A dogmática tributária brasileira, ao não problematizar suficientemente a repercussão econômica dos tributos indiretos, contribui para obliterar essa realidade. Tributos como o ICMS, o IPI ou o PIS e a COFINS são frequentemente descritos com base em sua incidência nas etapas da cadeia produtiva. No entanto, conforme observa a doutrina mais atenta, sua base de incidência é, de fato, o consumo. O contribuinte de iure — geralmente o produtor ou o comerciante — apenas antecipa o pagamento do tributo, cujo ônus é integralmente repassado ao consumidor final, verdadeiro contribuinte de fato.

Esse modelo de arrecadação, embora funcional sob a ótica da eficiência administrativa, resulta em inegável regressividade. A uniformidade da alíquota ignora que 10% pagos em tributos por um indivíduo de baixa renda representam sacrifício proporcionalmente maior do que a mesma quantia paga por alguém de alta renda. Trata-se de uma violação tácita do princípio da capacidade contributiva, consagrado no discurso do campo como um dos pilares do sistema tributário nacional. A aparente igualdade formal oculta uma desigualdade material, pois desconsidera a heterogeneidade das condições socioeconômicas dos contribuintes.

O contraste com outros modelos tributários, como o norte-americano ou os adotados por países europeus, evidencia o desequilíbrio. No Brasil, cerca de 54,4% da arrecadação concentra-se sobre o consumo. Nos Estados Unidos, esse percentual não ultrapassa 17%. Já países como Alemanha, França ou Suécia estruturam sua arrecadação com forte incidência sobre a renda e o patrimônio, alicerçando políticas públicas de bem-estar e redistribuição. Esses modelos não são isentos de desafios, mas operam sob a premissa de que a justiça fiscal depende de um sistema que tributa mais aqueles que têm mais.

É necessário, portanto, superar a falsa neutralidade do discurso técnico e reconhecer que a atual matriz tributária brasileira é fruto de decisões que favorecem determinados segmentos sociais. A progressividade fiscal, prevista constitucionalmente como princípio estruturante, é enfraquecida por uma combinação de renúncias, isenções e omissões legislativas que restringem a atuação da tributação sobre a renda. Ao mesmo tempo, os tributos sobre o consumo continuam a ser aplicados com vigor, recaindo com mais intensidade justamente sobre quem possui menos capacidade contributiva.

A reforma desse modelo exige mais do que ajustes pontuais: é preciso reposicionar a tributação da renda como eixo central de uma política fiscal comprometida com a equidade. Isso implica rever a isenção dos dividendos, ampliar a progressividade das faixas do imposto de renda, criar mecanismos mais eficazes de tributação sobre grandes fortunas e heranças, além de aprimorar a fiscalização e o combate à evasão nos estratos superiores da renda.

A crítica à regressividade tributária, contudo, não deve ignorar os desafios operacionais envolvidos na transição para um sistema mais progressivo.

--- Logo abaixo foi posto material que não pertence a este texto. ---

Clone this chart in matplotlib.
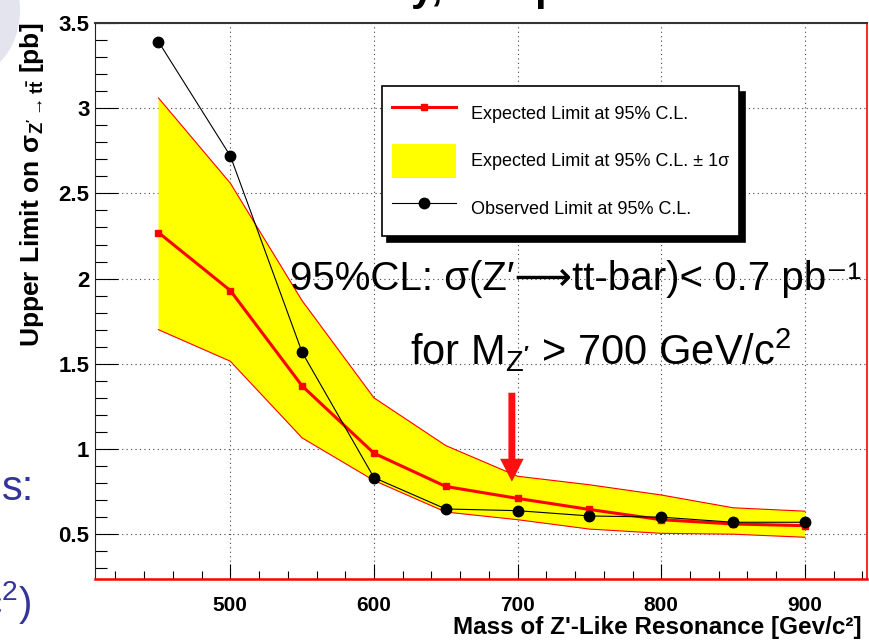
import matplotlib.pyplot as plt
from matplotlib.patches import Ellipse
from matplotlib.ticker import FuncFormatter, MultipleLocator

# Z' -> ttbar upper limits [pb] vs mass [GeV/c^2]
mass = [450, 500, 550, 600, 650, 700, 750, 800, 850, 900]
expected = [2.27, 1.93, 1.37, 0.975, 0.78, 0.71, 0.645, 0.585, 0.56, 0.55]
band_lo = [1.70, 1.515, 1.065, 0.815, 0.63, 0.585, 0.53, 0.505, 0.50, 0.482]
band_hi = [3.06, 2.56, 1.87, 1.30, 1.02, 0.84, 0.79, 0.73, 0.655, 0.635]
observed = [3.39, 2.72, 1.567, 0.832, 0.648, 0.638, 0.607, 0.60, 0.57, 0.57]

plt.rcParams["font.family"] = ["Liberation Sans", "DejaVu Sans"]
plt.rcParams["font.weight"] = "bold"
plt.rcParams["mathtext.fontset"] = "custom"
plt.rcParams["mathtext.rm"] = "Liberation Sans"
plt.rcParams["mathtext.bf"] = "Liberation Sans:bold"
plt.rcParams["mathtext.it"] = "Liberation Sans:italic"

W, H = 869, 640


def px(x, y):
    # pixel position (from top-left) -> figure fraction
    return x / W, 1 - y / H


fig = plt.figure(figsize=(W / 100, H / 100), dpi=100)
left, top, right, bottom = 95, 23, 866.7, 579
ax = fig.add_axes([left / W, 1 - bottom / H, (right - left) / W, (bottom - top) / H])

band = ax.fill_between(mass, band_lo, band_hi, facecolor="#ffff00", edgecolor="none",
                       zorder=2, label="Expected Limit at 95% C.L. ± 1σ")
ax.plot(mass, band_hi, color="red", lw=0.8, zorder=3)
ax.plot(mass, band_lo, color="red", lw=0.8, zorder=3)
exp_line, = ax.plot(mass, expected, color="red", lw=2.2, marker="s", ms=4, zorder=4,
                    label="Expected Limit at 95% C.L.")
obs_line, = ax.plot(mass, observed, color="black", lw=0.8, marker="o", ms=7.5, zorder=5,
                    label="Observed Limit at 95% C.L.")

ax.set_xlim(405.8, 943)
ax.set_ylim(0.237, 3.5)
ax.xaxis.set_major_locator(MultipleLocator(100))
ax.xaxis.set_minor_locator(MultipleLocator(20))
ax.yaxis.set_major_locator(MultipleLocator(0.5))
ax.yaxis.set_minor_locator(MultipleLocator(0.1))
ax.yaxis.set_major_formatter(FuncFormatter(lambda v, _: f"{v:g}"))

ax.tick_params(axis="y", which="major", direction="in", length=16.5, width=0.8, labelsize=16, pad=4)
ax.tick_params(axis="y", which="minor", direction="in", length=8.5, width=0.8)
ax.tick_params(axis="x", which="major", direction="in", length=11, width=0.8, labelsize=15, pad=12)
ax.tick_params(axis="x", which="minor", direction="in", length=5.5, width=0.8)

ax.grid(True, which="major", linestyle=(0, (1, 3)), color="#444444", lw=0.8)
ax.set_axisbelow(True)

ax.spines["top"].set_color("#333333")
ax.spines["top"].set_linewidth(1.5)
ax.spines["left"].set_color("#222222")
ax.spines["bottom"].set_color("red")
ax.spines["bottom"].set_linewidth(1.8)
ax.spines["right"].set_color("red")
ax.spines["right"].set_linewidth(1.2)

ax.set_xlabel("Mass of Z'-Like Resonance [Gev/c²]", fontsize=17.5, fontweight="bold", loc="right")
ax.xaxis.label.set_va("bottom")
ax.xaxis.set_label_coords((862 - left) / (right - left), (bottom - 639) / (bottom - top))
ax.set_ylabel("$\\mathbf{Upper\\ Limit\\ on\\ σ_{Z'\\rightarrow t\\bar{t}}\\ [pb]}$",
              fontsize=19, loc="top")
ax.yaxis.set_label_coords(-0.063, 1.0)

leg = ax.legend(handles=[exp_line, band, obs_line], loc="upper left",
                bbox_to_anchor=px(381.7, 86), bbox_transform=fig.transFigure,
                prop={"size": 13, "weight": "normal"}, fancybox=False, framealpha=1,
                edgecolor="black",
                shadow={"ox": 4, "oy": -4, "facecolor": "black", "edgecolor": "black", "alpha": 1},
                borderpad=0.55, labelspacing=0.7, handlelength=3.55, handleheight=2.6,
                handletextpad=0.85, borderaxespad=0)
leg.get_frame().set_linewidth(1.2)
leg.set_zorder(10)

# slide annotation
fig.text(*px(290, 290), "95%CL: σ(Z′⟶tt-bar)< 0.7 pb⁻¹", fontsize=29, fontweight="normal",
         ha="left", va="baseline")
fig.text(*px(410, 365), "for M$_{\\mathdefault{Z}'}$ > 700 GeV/c$^{\\mathdefault{2}}$", fontsize=30,
         fontweight="normal", ha="left", va="baseline")
ax.annotate("", xy=(696, 0.808), xytext=(696, 1.33),
            arrowprops=dict(arrowstyle="simple,head_length=1.65,head_width=1.7,tail_width=0.5",
                            color="#ff1010", lw=0, shrinkA=0, shrinkB=0, mutation_scale=10))

# bits of the surrounding slide
fig.patches.append(Ellipse(px(-30, 10), 100 / W, 130 / H, transform=fig.transFigure,
                           facecolor="#e4e4ee", edgecolor="none"))
fig.text(*px(103, 0), "CMS Preliminary, 100 pb", fontsize=30, fontweight="bold", va="baseline")
fig.text(*px(2, 500), "s:", color="#333399", fontsize=30, fontweight="normal", va="baseline")
fig.text(*px(31, 616), "c$^{\\mathdefault{2}}$)", color="#333399", fontsize=29, fontweight="normal",
         ha="right", va="baseline")

fig.savefig("out.png", dpi=100)
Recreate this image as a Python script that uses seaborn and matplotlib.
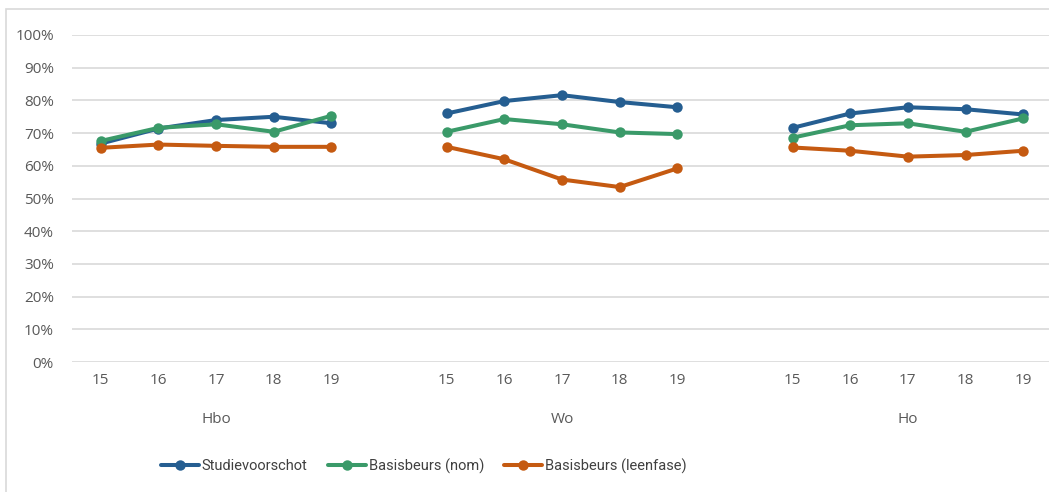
import pandas as pd
import seaborn as sns
import matplotlib.pyplot as plt
from matplotlib.patches import Rectangle

# Data
groups = ["Hbo", "Wo", "Ho"]
years = ["15", "16", "17", "18", "19"]
series = ["Studievoorschot", "Basisbeurs (nom)", "Basisbeurs (leenfase)"]

studievoorschot = [66.8, 71.4, 74.0, 75.0, 73.0,
                   76.0, 79.8, 81.6, 79.5, 77.9,
                   71.6, 76.0, 77.9, 77.3, 75.7]
basisbeurs_nom = [67.6, 71.6, 72.7, 70.4, 75.3,
                  70.4, 74.3, 72.7, 70.2, 69.7,
                  68.6, 72.4, 73.0, 70.4, 74.5]
basisbeurs_leen = [65.5, 66.5, 66.1, 65.8, 65.8,
                   65.8, 62.0, 55.8, 53.5, 59.2,
                   65.6, 64.6, 62.8, 63.3, 64.6]

colors = ["#255E91", "#3A9A69", "#C55A11"]

# Long table: one blank category slot between groups
rows = []
for name, vals in zip(series, [studievoorschot, basisbeurs_nom, basisbeurs_leen]):
    for g, grp in enumerate(groups):
        for i, yr in enumerate(years):
            rows.append({"serie": name, "groep": grp, "jaar": yr,
                         "pos": g * (len(years) + 1) + i,
                         "waarde": vals[g * len(years) + i] / 100})
df = pd.DataFrame(rows)

sns.set_style("white")
plt.rcParams["font.family"] = ["Open Sans", "DejaVu Sans"]

fig = plt.figure(figsize=(10.49, 4.92), dpi=100)
ax = fig.add_axes([72 / 1049, 1 - 362 / 492, 980 / 1049, 327 / 492])

# Chart border (Excel chart area)
fig.patches.append(Rectangle((6 / 1049, -0.05), 1.0, 1 - 9 / 492 + 0.05,
                             transform=fig.transFigure, fill=False,
                             edgecolor="#D9D9D9", linewidth=1.2))

sns.lineplot(data=df, x="pos", y="waarde", hue="serie", units="groep",
             estimator=None, palette=colors, hue_order=series,
             marker="o", markersize=7.5, markeredgewidth=0,
             linewidth=2.9, ax=ax, zorder=3)

ax.set_xlim(-0.5, 16.5)
ax.set_ylim(0, 1.0)
ax.set_yticks([i / 10 for i in range(11)])
ax.set_yticklabels([f"{i * 10}%" for i in range(11)])
ax.yaxis.grid(True, color="#D9D9D9", linewidth=1.2)
ax.set_axisbelow(True)

ax.set_xticks(df["pos"].unique())
ax.set_xticklabels(years * len(groups))
ax.tick_params(axis="both", length=0, labelsize=11, colors="#595959")
ax.tick_params(axis="y", pad=13)
ax.tick_params(axis="x", pad=8)
ax.set_xlabel("")
ax.set_ylabel("")

for g, grp in enumerate(groups):
    ax.text(g * (len(years) + 1) + 2, -0.177, grp, transform=ax.get_xaxis_transform(),
            ha="center", va="center", fontsize=11, color="#595959")

for spine in ax.spines.values():
    spine.set_visible(False)

sns.move_legend(ax, "center", bbox_to_anchor=(0.359, -0.318), ncol=3,
                frameon=False, title=None,
                prop={"family": ["Roboto", "DejaVu Sans"], "size": 10.5},
                handlelength=2.6, handletextpad=0.2, columnspacing=1.4)
for t in ax.get_legend().get_texts():
    t.set_color("#404040")

fig.savefig("out.png", dpi=100)
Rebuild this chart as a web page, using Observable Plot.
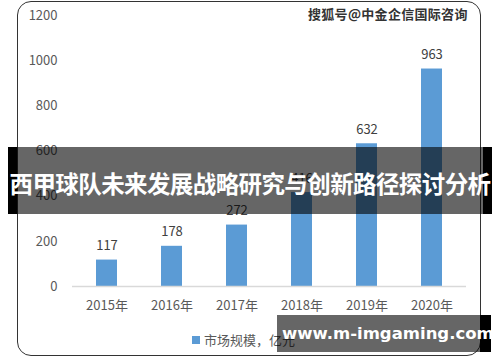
<!DOCTYPE html>
<html><head><meta charset="utf-8">
<script src="https://cdn.jsdelivr.net/npm/d3@7"></script>
<script src="https://cdn.jsdelivr.net/npm/@observablehq/plot@0.6"></script>
<style>
html,body{margin:0;padding:0;background:#fff;}
#wrap{position:relative;width:500px;height:362px;overflow:hidden;font-family:"Noto Sans CJK SC","Noto Sans",sans-serif;}
#frame{position:absolute;left:17px;top:1px;width:464px;height:355px;border:1.5px solid #333;border-radius:14px;box-sizing:border-box;}
#chart{position:absolute;left:0;top:0;}
#wm{position:absolute;left:308px;top:4px;font-size:13px;font-weight:bold;color:#333;letter-spacing:0.3px;text-shadow:0 0 2px #fff,0 0 2px #fff;}
#banner{position:absolute;left:8px;top:147px;width:484px;height:67px;background:rgba(0,0,0,0.6);}
#bl{position:absolute;left:8px;top:147px;width:9px;height:67px;background:#000;}
#br{position:absolute;left:483px;top:147px;width:9px;height:67px;background:#000;}
#btext{position:absolute;left:0;top:168px;width:500px;text-align:center;color:#fff;font-size:23.5px;font-weight:bold;line-height:30px;white-space:nowrap;letter-spacing:-0.6px;}
#legend{position:absolute;left:192px;top:330px;font-size:13px;color:#595959;white-space:nowrap;}
#legend span.sw{display:inline-block;width:8px;height:8px;background:#5b9bd5;margin-right:4px;vertical-align:1px;}
#url{position:absolute;left:277px;top:315px;width:203px;height:37px;background:rgba(0,0,0,0.6);}
#urlb{position:absolute;left:480px;top:315px;width:11px;height:37px;background:#000;}
#urltext{position:absolute;left:282px;top:315px;width:200px;height:37px;line-height:37px;text-align:center;color:#fff;font-size:16.5px;font-weight:bold;font-family:"DejaVu Sans","Noto Sans",sans-serif;white-space:nowrap;}
</style></head>
<body>
<div id="wrap">
<div id="frame"></div>
<div id="chart"></div>
<div id="wm">搜狐号@中金企信国际咨询</div>
<div id="legend"><span class="sw"></span>市场规模，亿元</div>
<div id="banner"></div><div id="bl"></div><div id="br"></div>
<div id="btext">西甲球队未来发展战略研究与创新路径探讨分析</div>
<div id="url"></div><div id="urlb"></div>
<div id="urltext">www.m-imgaming.com</div>
</div>
<script>
const years = ["2015年","2016年","2017年","2018年","2019年","2020年"];
const values = [117,178,272,416,632,963];
const yTicks = [0,200,400,600,800,1000,1200];
const data = years.map((y,i)=>({year:y,value:values[i]}));
const chart = Plot.plot({
  width:500,height:362,
  marginTop:15,marginBottom:76,marginLeft:72,marginRight:34,
  style:{fontFamily:'"Noto Sans CJK SC","Noto Sans",sans-serif',fontSize:"13px",background:"transparent"},
  x:{domain:years,paddingInner:0.68,paddingOuter:0.34,label:null},
  y:{domain:[0,1200],label:null},
  marks:[
    Plot.axisY({ticks:yTicks,tickFormat:d=>String(d),tickSize:0,tickPadding:15,fill:"#595959",fontSize:13,label:null}),
    Plot.axisX({tickSize:0,tickPadding:14,fill:"#595959",fontSize:13,label:null}),
    Plot.barY(data,{x:"year",y:"value",fill:"#5b9bd5"}),
    Plot.ruleY([0],{stroke:"#d9d9d9",strokeWidth:1.5}),
    Plot.text(data,{x:"year",y:"value",text:d=>String(d.value),dy:-14,fill:"#404040",fontSize:13})
  ]
});
document.getElementById("chart").appendChild(chart);
</script>
</body></html>
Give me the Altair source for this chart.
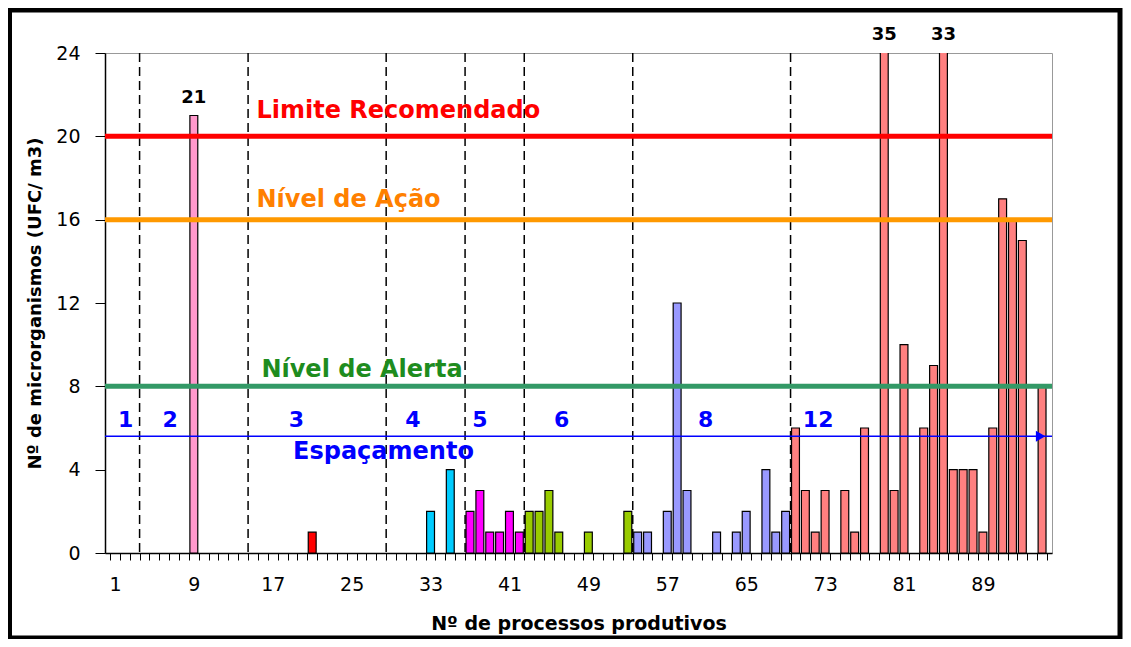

A complexidade na fiscalização da renda, especialmente em um país com elevado índice de informalidade, impõe obstáculos técnicos que não podem ser desconsiderados. Ainda assim, tais dificuldades não justificam a perpetuação de um modelo que, por suas características estruturais, penaliza os mais pobres e favorece os mais ricos.

O próprio conceito de justiça fiscal exige que a tributação não apenas sirva à arrecadação, mas funcione como instrumento de correção das desigualdades estruturais da sociedade. Se a tributação incide majoritariamente sobre o consumo, ela pouco contribui para esse fim. A função distributiva do tributo torna-se inócua. É nesse ponto que a reforma da tributação sobre a renda assume papel central no horizonte de uma política fiscal mais justa. Sem ela, as promessas constitucionais de igualdade material e justiça social permanecem distantes da realidade.

A legitimidade do sistema tributário depende, em última instância, de sua aderência ao princípio da capacidade contributiva. Tributar desigualmente os desiguais não é uma concessão, mas um imperativo constitucional e ético. Um modelo que tributa pesadamente o consumo e marginalmente a renda falha em cumprir esse mandamento, aprofundando as desigualdades e corroendo a confiança dos cidadãos nas instituições.

Desse modo, a regressividade da matriz tributária brasileira não é um fenômeno isolado ou acidental, mas a expressão de um arranjo institucional que favorece determinados grupos em detrimento de outros. O desafio consiste em desnaturalizar esse arranjo, expondo suas implicações distributivas e recolocando no centro do debate a questão essencial: quem paga o quê, e por quê. A superação da desigualdade fiscal passa, necessariamente, pela centralidade da renda na equação tributária — e por um compromisso político claro com a progressividade.